Note: In this example, we used the kernels directive, which asks the compiler to find parallelizable regions. For finer control, the loop directive can be combined with kernels, providing more explicit parallelization, which is often useful in more complex loops.
Hello World in Fortran¶
The following example illustrates the same Hello World function, but written in Fortran.
Fortran Serial Version¶
In the initial version, the Print_Hello_World subroutine is written in a serial format, meaning each iteration of the loop executes sequentially on the CPU. Here’s the code for Hello_World.f90:
For Fortran:
!! Hello_World.f90
subroutine Print_Hello_World()
integer ::i, temp
do i = 1, 5
temp = temp + i
end do
print *, "Result: ", temp
end subroutine Print_Hello_World
Compilation
nvfortran -fast -acc -Minfo=accel -gpu=cc80 Hello_World.f90
print_hello_world:
3, Loop not vectorized/parallelized: contains call
The output shows that the loop within Print_Hello_World
is not parallelized by default, as the compiler recognizes it but doesn’t have any directive to act upon.
Fortran Parallel Version with OpenACC¶
Now, let’s add OpenACC to parallelize the loop in Print_Hello_World
. Here’s the modified code:
!! Hello_World_OpenACC.f90
subroutine Print_Hello_World()
integer ::i, temp
!$acc kernels
do i = 1, 5
temp = temp + i
end do
!$acc end kernels
print *, "Result: ", temp
end subroutine Print_Hello_World
!$acc kernels
directive tells the compiler to attempt parallelization within the subroutine. Compilation
nvfortran -fast -acc -Minfo=accel -gpu=cc80 Hello_World_OpenACC.f90
Compilation Output
print_hello_world:
4, Loop is parallelizable
Generating NVIDIA GPU code
4, !$acc loop gang, vector(32) ! blockidx%x threadidx%x
In the output, the compiler indicates that the loop has been parallelized for GPU execution. Similar to C/C++, the terms gang
and vector
refer to GPU execution configurations, where gang represents a group of threads, and vector(32)
specifies that each gang will have 32 threads.
Fortran's Limited I/O on GPU: Fortran doesn’t have direct support for print statements on the GPU, as Fortran’s standard I/O model is not GPU-compatible.
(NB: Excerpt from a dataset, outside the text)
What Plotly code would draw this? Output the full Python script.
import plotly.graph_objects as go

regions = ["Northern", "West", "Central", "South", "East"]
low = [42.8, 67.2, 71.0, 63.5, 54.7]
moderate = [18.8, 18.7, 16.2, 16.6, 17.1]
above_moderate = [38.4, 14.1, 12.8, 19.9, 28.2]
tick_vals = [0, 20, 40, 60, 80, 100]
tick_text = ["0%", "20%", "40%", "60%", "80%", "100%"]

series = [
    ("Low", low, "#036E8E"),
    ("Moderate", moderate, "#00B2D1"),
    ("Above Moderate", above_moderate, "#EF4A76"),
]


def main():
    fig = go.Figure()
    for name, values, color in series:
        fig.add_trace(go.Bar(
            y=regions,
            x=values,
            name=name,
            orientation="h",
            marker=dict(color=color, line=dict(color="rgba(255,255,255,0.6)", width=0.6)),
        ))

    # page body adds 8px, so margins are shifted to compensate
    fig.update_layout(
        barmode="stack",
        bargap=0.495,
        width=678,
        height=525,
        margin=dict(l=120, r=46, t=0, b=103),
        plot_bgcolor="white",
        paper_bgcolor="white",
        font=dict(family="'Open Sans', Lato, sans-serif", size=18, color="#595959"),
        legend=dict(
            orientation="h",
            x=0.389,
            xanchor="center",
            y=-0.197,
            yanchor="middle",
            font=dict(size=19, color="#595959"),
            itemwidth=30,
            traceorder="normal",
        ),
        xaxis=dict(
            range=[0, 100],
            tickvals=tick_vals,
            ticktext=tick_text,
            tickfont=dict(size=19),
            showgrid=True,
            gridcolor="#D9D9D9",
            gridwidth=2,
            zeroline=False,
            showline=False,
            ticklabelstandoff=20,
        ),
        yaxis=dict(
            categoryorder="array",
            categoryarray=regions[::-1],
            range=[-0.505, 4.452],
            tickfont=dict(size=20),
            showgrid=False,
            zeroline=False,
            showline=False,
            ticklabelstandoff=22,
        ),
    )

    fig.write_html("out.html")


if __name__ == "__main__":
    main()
Key Concepts and Considerations¶
-
Data Movement: In both examples, the
kernels
directive is used to instruct the compiler to parallelize the loop. This directive allows OpenACC to automatically identify parallelizable code regions and offload them to the GPU. -
Execution Model: The parallel execution model in OpenACC is organized into gangs, workers, and vectors, similar to CUDA’s blocks, warps, and threads. The compiler chooses an optimal configuration based on the loop’s structure and target GPU architecture.
- In our example,
vector(32)
specifies that each gang has 32 threads. - The compiler makes these choices automatically, but developers can also specify values manually for more control.
- In our example,
-
Comparison to Serial Execution: In the initial serial versions of both C/C++ and Fortran examples, each loop iteration is executed sequentially on the CPU.
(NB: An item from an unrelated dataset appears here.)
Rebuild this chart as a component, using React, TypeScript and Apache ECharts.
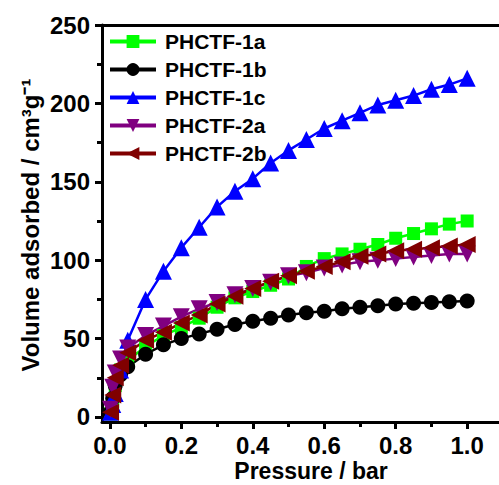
import React, { useEffect, useRef } from "react";
import * as echarts from "echarts";

const pressure = [0.002, 0.008, 0.015, 0.03, 0.05, 0.1, 0.15, 0.2, 0.25, 0.3, 0.35, 0.4, 0.45, 0.5, 0.55, 0.6, 0.65, 0.7, 0.75, 0.8, 0.85, 0.9, 0.95, 1.0];
const phctf1a = [2, 10, 20, 30, 36, 45, 52, 57, 63, 70, 76, 80, 84, 88, 96, 101, 104, 107, 110, 114, 117, 120, 123, 125];
const phctf1b = [3, 12, 20, 27, 32, 40, 46, 50, 53, 56, 59, 61, 63, 65, 66.5, 67.5, 69, 70, 71, 72, 72.5, 73, 73.5, 74];
const phctf1c = [3, 8, 15, 30, 49, 75, 93, 108, 121, 134, 144, 152, 162, 170, 177, 184, 189, 194, 199, 202, 205, 209, 212, 216];
const phctf2a = [5, 19, 28, 37, 44, 52, 58, 64, 69, 73, 78, 82, 86, 90, 92, 95, 97, 99, 100, 101, 102, 103, 104, 104];
const phctf2b = [3, 14, 25, 33, 41, 49, 54, 60, 65, 72, 77, 82, 86.5, 90, 93, 96, 99, 102.5, 104, 106, 107, 108, 109, 110];

const seriesNames = ["PHCTF-1a", "PHCTF-1b", "PHCTF-1c", "PHCTF-2a", "PHCTF-2b"];
const xMajorTicks = [0, 0.2, 0.4, 0.6, 0.8, 1.0];
const xMinorTicks = [0.1, 0.3, 0.5, 0.7, 0.9];
const yMajorTicks = [0, 50, 100, 150, 200, 250];
const yMinorTicks = [25, 75, 125, 175, 225];

const FONT = "'Liberation Sans', Arial, sans-serif";

export default function App() {
  const ref = useRef<HTMLDivElement>(null);
  useEffect(() => {
    document.body.style.margin = "0";
    const chart = echarts.init(ref.current!, null, { renderer: "svg" });
    const XMIN = -0.022;
    const XMAX = -0.022 + 400 / 360;
    const YMIN = -3.2;
    const YMAX = 250;
    const mk = (name: string, data: number[], color: string, symbol: string, size: number, rotate = 0) => ({
      name,
      type: "line",
      data: pressure.map((p, i) => [p, data[i]]),
      symbol,
      symbolSize: size,
      symbolRotate: rotate,
      showAllSymbol: true,
      lineStyle: { color, width: 2.5 },
      itemStyle: { color },
      z: 3,
    });
    chart.setOption({
      animation: false,
      backgroundColor: "#fff",
      textStyle: { fontFamily: FONT },
      grid: {
        left: 102,
        top: 25,
        width: 400,
        height: 397,
        show: false,
        containLabel: false,
      },
      legend: {
        orient: "vertical",
        left: 108,
        top: 31,
        itemWidth: 46,
        itemHeight: 16,
        itemGap: 7,
        padding: 0,
        data: seriesNames,
        lineStyle: { width: 4 },
        textStyle: { fontSize: 21, lineHeight: 20, fontWeight: "bold", color: "#000", fontFamily: FONT, padding: [0, 0, 0, 4] },
      },
      xAxis: [
        {
          type: "value",
          min: XMIN,
          max: XMAX,
          position: "bottom",
          axisLine: { show: true, onZero: false, lineStyle: { color: "#000", width: 3 } },
          axisTick: { show: true, inside: false, length: 7, customValues: xMajorTicks, lineStyle: { color: "#000", width: 3 } },
          axisLabel: {
            show: true,
            customValues: xMajorTicks,
            margin: 11,
            fontSize: 24,
            fontWeight: "bold",
            color: "#000",
            fontFamily: FONT,
            formatter: (v: number) => v.toFixed(1),
          },
          splitLine: { show: false },
        },
        {
          type: "value",
          min: XMIN,
          max: XMAX,
          position: "bottom",
          axisLine: { show: false, onZero: false },
          axisTick: { show: true, inside: false, length: 5, customValues: xMinorTicks, lineStyle: { color: "#000", width: 3 } },
          axisLabel: { show: false },
          splitLine: { show: false },
        },
        {
          type: "value",
          min: XMIN,
          max: XMAX,
          position: "top",
          axisLine: { show: true, onZero: false, lineStyle: { color: "#000", width: 3 } },
          axisTick: { show: false },
          axisLabel: { show: false },
          splitLine: { show: false },
        },
      ],
      yAxis: [
        {
          type: "value",
          min: YMIN,
          max: YMAX,
          position: "left",
          axisLine: { show: true, onZero: false, lineStyle: { color: "#000", width: 3 } },
          axisTick: { show: true, inside: false, length: 7, customValues: yMajorTicks, lineStyle: { color: "#000", width: 3 } },
          axisLabel: {
            show: true,
            customValues: yMajorTicks,
            margin: 12,
            fontSize: 24,
            fontWeight: "bold",
            color: "#000",
            fontFamily: FONT,
          },
          splitLine: { show: false },
        },
        {
          type: "value",
          min: YMIN,
          max: YMAX,
          position: "left",
          axisLine: { show: false, onZero: false },
          axisTick: { show: true, inside: false, length: 5, customValues: yMinorTicks, lineStyle: { color: "#000", width: 3 } },
          axisLabel: { show: false },
          splitLine: { show: false },
        },
      ],
      graphic: [
        {
          type: "text",
          x: 311,
          y: 471,
          style: {
            text: "Pressure / bar",
            fontSize: 23,
            fontWeight: "bold",
            fill: "#000",
            fontFamily: FONT,
            align: "center",
            verticalAlign: "middle",
          },
        },
        {
          type: "text",
          x: 30,
          y: 225,
          rotation: Math.PI / 2,
          style: {
            text: "Volume adsorbed / cm³g⁻¹",
            fontSize: 24,
            fontWeight: "bold",
            fill: "#000",
            fontFamily: FONT,
            align: "center",
            verticalAlign: "middle",
          },
        },
      ],
      series: [
        mk(seriesNames[0], phctf1a, "#00ff00", "rect", 13),
        mk(seriesNames[1], phctf1b, "#000000", "circle", 15),
        mk(seriesNames[2], phctf1c, "#0000ff", "triangle", 17),
        mk(seriesNames[3], phctf2a, "#800080", "triangle", 17, 180),
        mk(seriesNames[4], phctf2b, "#800000", "triangle", 17, 90),
      ],
    });
    return () => chart.dispose();
  }, []);
  return <div ref={ref} style={{ width: 499, height: 485 }} />;
}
- By adding OpenACC directives, the loop is transformed to run on the GPU, allowing parallel execution of multiple iterations, which can lead to significant performance improvements, especially with larger workloads.
-
Compiler Feedback: The compiler output provides insights into the parallelization process, such as whether the loop was parallelized and the specific GPU code generated. These messages can help identify bottlenecks or cases where additional optimization may be needed.
Summary¶
By following these steps, you can successfully parallelize basic code examples using OpenACC, enabling computation on the GPU and improving performance. This simple “Hello World” example is a foundation for understanding OpenACC’s directives and how they interact with GPU architecture.